UMF Emery Community Arts Center features the “Farm Tools Project,” a visually stunning exhibit of cyanotype images created with sunlight and water by Michel Droge and Sarah Loftus. Submitted photo

FARMINGTON — As the University of Maine at Farmington’s Emery Community Arts Center Flex Space Gallery reopens to the public, it is fitting that its first exhibit will be close to the heart of rural Maine life. The “Farm Tools Project,” a visual exploration of the use of hand tools on small farms by Michel Droge and Sarah Loftus, will be on display in the Emery Flex Space Gallery and on the Emery website from Monday, Aug. 31, through Thursday, Oct. 1.

According to University Safe Return plans, gallery hours will initially be on a limited basis, and patrons are encouraged to check Emery’s website for updated open hours at https://wpsites.maine.edu/emerycommunityartscenter/. All visitors are required to wear masks and maintain social distancing while in Emery and the Flex Space Gallery.

Artist Michel Droge Submitted photo

Over the last year artist Michel Droge and archaeologist Sarah Loftus traveled around the state with a portable cyanotype kit,  a 19th century form of nontoxic photography, creating images of tools with people in their fields, barns and greenhouses. They talked with farmers about their practices, the significance of the tools they choose to use, and how they engage with the earth to produce and harvest food.

Archaeologist Sarah Loftus Submitted photo

As an archaeologist, Loftus has been researching American farming and the material culture of daily life for many years. Droge is a research based artist with a socially engaged practice that addresses the environment and climate change. They decided to collaborate to look at the material choices people make on small farms, the labor of it, and the objects they pick up each day to grow food and maintain sustainable relationships with the land.

Tools are embedded with their own histories and stories, extensions of themselves and partners in complicated relationships with the world. They have their own animus, but also speak to humanity’s collective capacity for invention and ingenuity.

As with farming, cyanotypes are produced with sunlight and water and the ghostly beauty speaks to generational relationships with the land and the enduring resilience of small farms facing a suite of environmental, social and industrial challenges.

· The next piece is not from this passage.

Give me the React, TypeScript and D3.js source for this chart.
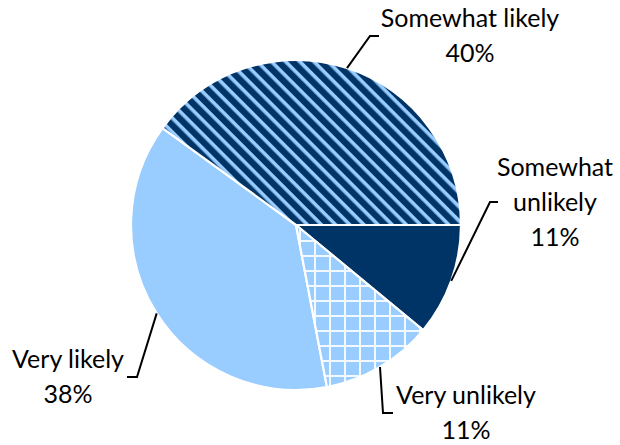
import React from "react";
import * as d3 from "d3";

const categories = ["Very likely", "Somewhat likely", "Somewhat unlikely", "Very unlikely"];
const values = [38, 40, 11, 11];
const percentLabels = ["38%", "40%", "11%", "11%"];
const labelLines = [["Very likely"], ["Somewhat likely"], ["Somewhat", "unlikely"], ["Very unlikely"]];

const W = 620;
const H = 445;
const CX = 296;
const CY = 225;
const R = 165;
const NAVY = "#003366";
const LIGHT = "#99CCFF";
const FONT = "Lato, 'Open Sans', sans-serif";
const FS = 25;
const LH = 35;

// label block layout: text center x, block middle y, elbow point, end x of horizontal tick
const labelLayout = [
  { tx: 68, my: 377, ex: 137, hx: 127 },
  { tx: 470, my: 36, ex: 370, hx: 379 },
  { tx: 555, my: 202, ex: 490, hx: 498 },
  { tx: 466, my: 413, ex: 383, hx: 393 },
];

const fills = ["url(#solidLight)", "url(#stripes)", "url(#solidNavy)", "url(#grid)"];

export default function App() {
  const startDeg = 169.2;
  const pie = d3
    .pie<number>()
    .sort(null)
    .value((d) => d)
    .startAngle((startDeg * Math.PI) / 180)
    .endAngle((startDeg * Math.PI) / 180 + 2 * Math.PI);
  const arcs = pie(values);
  const arc = d3.arc<d3.PieArcDatum<number>>().innerRadius(0).outerRadius(R);

  return (
    <svg
      width={W}
      height={H}
      style={{ position: "absolute", left: 0, top: 0, background: "#fff" }}
    >
      <defs>
        <pattern id="solidLight" patternUnits="userSpaceOnUse" width={10} height={10}>
          <rect width={10} height={10} fill={LIGHT} />
        </pattern>
        <pattern id="solidNavy" patternUnits="userSpaceOnUse" width={10} height={10}>
          <rect width={10} height={10} fill={NAVY} />
        </pattern>
        <pattern
          id="stripes"
          patternUnits="userSpaceOnUse"
          width={10}
          height={10}
          patternTransform="rotate(45)"
        >
          <rect width={10} height={10} fill={NAVY} />
          <rect x={0} y={0} width={10} height={3.6} fill={LIGHT} />
        </pattern>
        <pattern id="grid" patternUnits="userSpaceOnUse" width={15} height={15} x={3} y={0}>
          <rect width={15} height={15} fill={LIGHT} />
          <rect x={0} y={0} width={2} height={15} fill="#f4f9ff" />
          <rect x={0} y={0} width={15} height={2} fill="#f4f9ff" />
        </pattern>
      </defs>
      <g transform={`translate(${CX},${CY})`}>
        {arcs.map((a, i) => (
          <path
            key={categories[i]}
            d={arc(a) || ""}
            fill={fills[i]}
            stroke="#fff"
            strokeWidth={2.2}
            strokeLinejoin="round"
          />
        ))}
      </g>
      {arcs.map((a, i) => {
        const mid = (a.startAngle + a.endAngle) / 2;
        const sx = CX + R * Math.sin(mid);
        const sy = CY - R * Math.cos(mid);
        const L = labelLayout[i];
        const lines = [...labelLines[i], percentLabels[i]];
        const firstBase = L.my - (lines.length * LH) / 2 + 26;
        return (
          <g key={"lab" + i}>
            <polyline
              points={`${sx},${sy} ${L.ex},${L.my} ${L.hx},${L.my}`}
              fill="none"
              stroke="#000"
              strokeWidth={2}
            />
            <text
              textAnchor="middle"
              fontFamily={FONT}
              fontSize={FS}
              fill="#000"
            >
              {lines.map((t, j) => (
                <tspan key={j} x={L.tx} y={firstBase + j * LH}>
                  {t}
                </tspan>
              ))}
            </text>
          </g>
        );
      })}
    </svg>
  );
}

Droge is a painter, printmaker and educator whose work engages with the environment and the human condition in an era of uncertainty.  Their public engagement projects involve field research and collaboration with conservation and environmental groups such as Maine Audubon Society and the Island Institute. They are a recipient of a Joan Mitchell Award and three Maine Arts Commission Grants. Their recent exhibitions include the Maine Audubon Society, University of Maine Machias, Bates College Art Museum and The Cue Art Foundation in NYC. Droge has a BA from Oberlin College and an MFA from Maine College of Art.

Loftus is an archaeologist at Northeast Archaeology Research Center in Farmington,e with a focus on the 19th and 20th century history of the United States and peoples’ relationships with the environment through material culture, labor and technology. She moved to Maine from Texas and spent two years working on vegetable and dairy farms as part of an ongoing interest in American farming. Loftus has an MA in archaeology from University College London and a PhD in anthropology from Syracuse University.

The exhibition is moving around the state and was at Maine Farmland Trust’s Gallery this winter. Fifty percent of artwork sales proceeds will go to Real Farmer Care, which raises funds for self-care for farmers who need it. The remaining 50 percent will go toward publication of a book for the project. The Farm Tools Project is funded in part by a grant from the Maine Arts Commission and by the Kindling Fund, a grant program administered by SPACE as part of the Andy Warhol Foundation for the Visual Arts Regranting Program.